=== Material for this task ===
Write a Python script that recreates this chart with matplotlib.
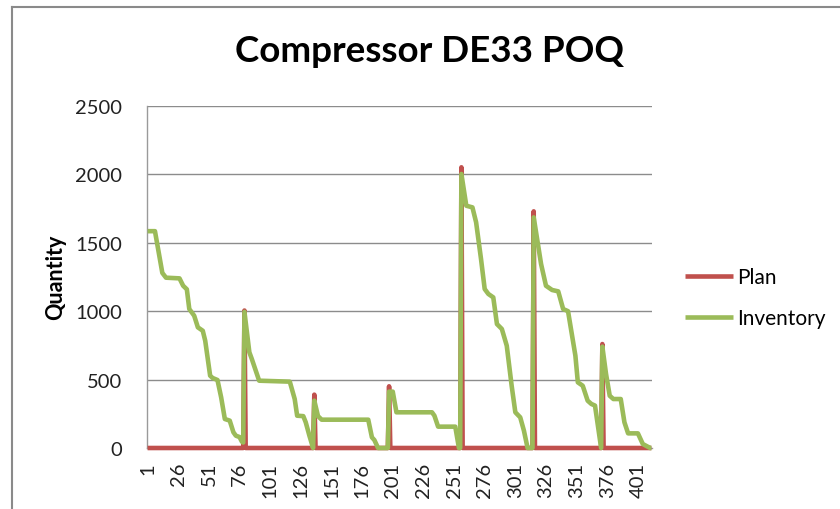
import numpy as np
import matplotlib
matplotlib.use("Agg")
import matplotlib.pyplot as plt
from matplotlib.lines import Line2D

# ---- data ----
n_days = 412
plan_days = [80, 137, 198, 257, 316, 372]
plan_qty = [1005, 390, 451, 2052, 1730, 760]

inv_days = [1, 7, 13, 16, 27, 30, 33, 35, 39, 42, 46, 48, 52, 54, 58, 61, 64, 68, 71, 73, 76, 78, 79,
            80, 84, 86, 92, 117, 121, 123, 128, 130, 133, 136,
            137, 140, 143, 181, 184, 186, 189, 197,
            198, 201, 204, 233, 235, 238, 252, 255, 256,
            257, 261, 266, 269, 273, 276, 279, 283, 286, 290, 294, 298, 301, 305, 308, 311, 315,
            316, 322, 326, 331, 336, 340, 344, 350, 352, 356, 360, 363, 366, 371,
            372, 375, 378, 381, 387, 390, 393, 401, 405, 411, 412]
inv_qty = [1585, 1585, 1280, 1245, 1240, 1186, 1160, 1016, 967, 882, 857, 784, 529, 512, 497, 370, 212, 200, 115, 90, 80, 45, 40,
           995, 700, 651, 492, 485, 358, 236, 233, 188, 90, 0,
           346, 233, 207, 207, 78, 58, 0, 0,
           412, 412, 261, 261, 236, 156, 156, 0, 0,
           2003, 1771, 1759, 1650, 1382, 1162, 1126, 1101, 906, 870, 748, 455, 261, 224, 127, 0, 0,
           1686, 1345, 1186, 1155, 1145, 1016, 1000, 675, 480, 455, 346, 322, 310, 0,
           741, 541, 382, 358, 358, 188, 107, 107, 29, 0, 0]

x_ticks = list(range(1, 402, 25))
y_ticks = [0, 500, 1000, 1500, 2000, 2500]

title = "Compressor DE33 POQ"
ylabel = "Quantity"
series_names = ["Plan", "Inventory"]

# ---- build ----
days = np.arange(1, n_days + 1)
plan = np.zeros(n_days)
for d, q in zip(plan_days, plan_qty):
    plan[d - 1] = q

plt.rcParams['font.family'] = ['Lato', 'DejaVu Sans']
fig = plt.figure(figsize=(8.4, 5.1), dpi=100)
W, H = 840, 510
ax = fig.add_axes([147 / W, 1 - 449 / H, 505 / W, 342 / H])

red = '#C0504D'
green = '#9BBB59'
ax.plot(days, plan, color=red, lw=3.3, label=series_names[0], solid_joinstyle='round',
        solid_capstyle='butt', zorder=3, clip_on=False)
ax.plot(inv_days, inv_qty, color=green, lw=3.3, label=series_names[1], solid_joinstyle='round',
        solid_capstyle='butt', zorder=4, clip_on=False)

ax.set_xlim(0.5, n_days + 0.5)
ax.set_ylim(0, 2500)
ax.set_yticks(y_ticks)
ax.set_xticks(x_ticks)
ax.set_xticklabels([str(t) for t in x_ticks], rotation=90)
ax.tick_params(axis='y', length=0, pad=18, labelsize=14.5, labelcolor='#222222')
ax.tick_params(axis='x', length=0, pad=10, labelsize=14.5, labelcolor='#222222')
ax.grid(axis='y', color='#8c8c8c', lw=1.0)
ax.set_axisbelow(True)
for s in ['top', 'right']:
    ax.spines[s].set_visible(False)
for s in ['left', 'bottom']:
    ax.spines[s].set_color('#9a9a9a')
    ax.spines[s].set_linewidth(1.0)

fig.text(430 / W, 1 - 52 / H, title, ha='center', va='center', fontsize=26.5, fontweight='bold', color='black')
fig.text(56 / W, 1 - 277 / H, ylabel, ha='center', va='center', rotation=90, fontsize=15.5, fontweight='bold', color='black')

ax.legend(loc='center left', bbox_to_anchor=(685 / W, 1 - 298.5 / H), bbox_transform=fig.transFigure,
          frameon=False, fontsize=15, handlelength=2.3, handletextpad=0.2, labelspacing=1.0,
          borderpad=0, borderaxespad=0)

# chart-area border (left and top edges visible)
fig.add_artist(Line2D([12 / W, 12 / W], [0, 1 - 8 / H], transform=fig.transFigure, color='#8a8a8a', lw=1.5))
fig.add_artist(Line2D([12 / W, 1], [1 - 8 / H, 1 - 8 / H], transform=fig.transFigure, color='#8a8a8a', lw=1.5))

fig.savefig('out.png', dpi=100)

--

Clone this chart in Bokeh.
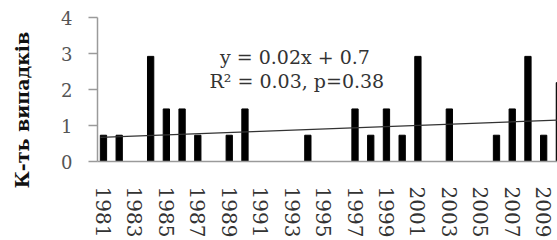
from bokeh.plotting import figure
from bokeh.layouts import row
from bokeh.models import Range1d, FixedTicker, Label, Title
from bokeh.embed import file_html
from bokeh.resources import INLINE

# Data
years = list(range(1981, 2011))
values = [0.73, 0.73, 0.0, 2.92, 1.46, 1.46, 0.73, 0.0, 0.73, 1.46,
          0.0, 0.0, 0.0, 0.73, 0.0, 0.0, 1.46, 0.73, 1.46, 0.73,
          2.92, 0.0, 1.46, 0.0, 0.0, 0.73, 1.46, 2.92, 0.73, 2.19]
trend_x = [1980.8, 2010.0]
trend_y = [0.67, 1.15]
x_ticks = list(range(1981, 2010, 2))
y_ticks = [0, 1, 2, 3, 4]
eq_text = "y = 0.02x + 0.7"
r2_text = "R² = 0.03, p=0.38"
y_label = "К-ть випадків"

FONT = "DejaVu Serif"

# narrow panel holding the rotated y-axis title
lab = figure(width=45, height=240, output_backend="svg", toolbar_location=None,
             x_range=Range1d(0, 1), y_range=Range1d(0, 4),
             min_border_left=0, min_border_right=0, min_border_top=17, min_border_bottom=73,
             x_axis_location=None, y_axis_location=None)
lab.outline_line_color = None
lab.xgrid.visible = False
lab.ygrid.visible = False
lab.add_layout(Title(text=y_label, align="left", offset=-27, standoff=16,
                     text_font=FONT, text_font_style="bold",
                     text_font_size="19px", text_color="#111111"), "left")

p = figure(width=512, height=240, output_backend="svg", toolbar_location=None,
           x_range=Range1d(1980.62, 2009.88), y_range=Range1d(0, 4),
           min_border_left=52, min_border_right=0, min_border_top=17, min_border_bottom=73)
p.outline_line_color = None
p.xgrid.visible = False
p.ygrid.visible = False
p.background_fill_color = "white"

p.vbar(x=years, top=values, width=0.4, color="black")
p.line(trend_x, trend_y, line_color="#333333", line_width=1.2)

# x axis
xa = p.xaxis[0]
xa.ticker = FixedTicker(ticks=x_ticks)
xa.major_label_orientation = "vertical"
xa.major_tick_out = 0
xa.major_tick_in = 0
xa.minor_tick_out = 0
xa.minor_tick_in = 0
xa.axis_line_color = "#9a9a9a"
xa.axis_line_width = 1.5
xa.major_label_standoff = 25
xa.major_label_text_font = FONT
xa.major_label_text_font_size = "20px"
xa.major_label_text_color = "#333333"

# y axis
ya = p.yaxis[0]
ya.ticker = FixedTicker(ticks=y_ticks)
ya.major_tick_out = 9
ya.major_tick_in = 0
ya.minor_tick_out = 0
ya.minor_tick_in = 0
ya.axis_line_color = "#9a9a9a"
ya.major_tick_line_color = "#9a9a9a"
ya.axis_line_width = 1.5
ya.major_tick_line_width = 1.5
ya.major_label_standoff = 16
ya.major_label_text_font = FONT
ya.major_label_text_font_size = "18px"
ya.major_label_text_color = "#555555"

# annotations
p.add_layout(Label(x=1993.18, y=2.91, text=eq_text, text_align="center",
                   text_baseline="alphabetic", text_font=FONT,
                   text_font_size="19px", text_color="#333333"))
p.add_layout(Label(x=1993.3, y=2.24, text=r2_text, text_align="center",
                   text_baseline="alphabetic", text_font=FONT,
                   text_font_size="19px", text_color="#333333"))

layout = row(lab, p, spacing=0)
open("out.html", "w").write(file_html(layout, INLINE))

=== Goal ===
Exclude any pictures, and restate word for word the lines from the one containing "Write a Python" through the one containing "solid_capstyle='butt', zorder=4, clip_on=False)", both included.

=== Output for this exercise ===
Write a Python script that recreates this chart with matplotlib.
import numpy as np
import matplotlib
matplotlib.use("Agg")
import matplotlib.pyplot as plt
from matplotlib.lines import Line2D

# ---- data ----
n_days = 412
plan_days = [80, 137, 198, 257, 316, 372]
plan_qty = [1005, 390, 451, 2052, 1730, 760]

inv_days = [1, 7, 13, 16, 27, 30, 33, 35, 39, 42, 46, 48, 52, 54, 58, 61, 64, 68, 71, 73, 76, 78, 79,
            80, 84, 86, 92, 117, 121, 123, 128, 130, 133, 136,
            137, 140, 143, 181, 184, 186, 189, 197,
            198, 201, 204, 233, 235, 238, 252, 255, 256,
            257, 261, 266, 269, 273, 276, 279, 283, 286, 290, 294, 298, 301, 305, 308, 311, 315,
            316, 322, 326, 331, 336, 340, 344, 350, 352, 356, 360, 363, 366, 371,
            372, 375, 378, 381, 387, 390, 393, 401, 405, 411, 412]
inv_qty = [1585, 1585, 1280, 1245, 1240, 1186, 1160, 1016, 967, 882, 857, 784, 529, 512, 497, 370, 212, 200, 115, 90, 80, 45, 40,
           995, 700, 651, 492, 485, 358, 236, 233, 188, 90, 0,
           346, 233, 207, 207, 78, 58, 0, 0,
           412, 412, 261, 261, 236, 156, 156, 0, 0,
           2003, 1771, 1759, 1650, 1382, 1162, 1126, 1101, 906, 870, 748, 455, 261, 224, 127, 0, 0,
           1686, 1345, 1186, 1155, 1145, 1016, 1000, 675, 480, 455, 346, 322, 310, 0,
           741, 541, 382, 358, 358, 188, 107, 107, 29, 0, 0]

x_ticks = list(range(1, 402, 25))
y_ticks = [0, 500, 1000, 1500, 2000, 2500]

title = "Compressor DE33 POQ"
ylabel = "Quantity"
series_names = ["Plan", "Inventory"]

# ---- build ----
days = np.arange(1, n_days + 1)
plan = np.zeros(n_days)
for d, q in zip(plan_days, plan_qty):
    plan[d - 1] = q

plt.rcParams['font.family'] = ['Lato', 'DejaVu Sans']
fig = plt.figure(figsize=(8.4, 5.1), dpi=100)
W, H = 840, 510
ax = fig.add_axes([147 / W, 1 - 449 / H, 505 / W, 342 / H])

red = '#C0504D'
green = '#9BBB59'
ax.plot(days, plan, color=red, lw=3.3, label=series_names[0], solid_joinstyle='round',
        solid_capstyle='butt', zorder=3, clip_on=False)
ax.plot(inv_days, inv_qty, color=green, lw=3.3, label=series_names[1], solid_joinstyle='round',
        solid_capstyle='butt', zorder=4, clip_on=False)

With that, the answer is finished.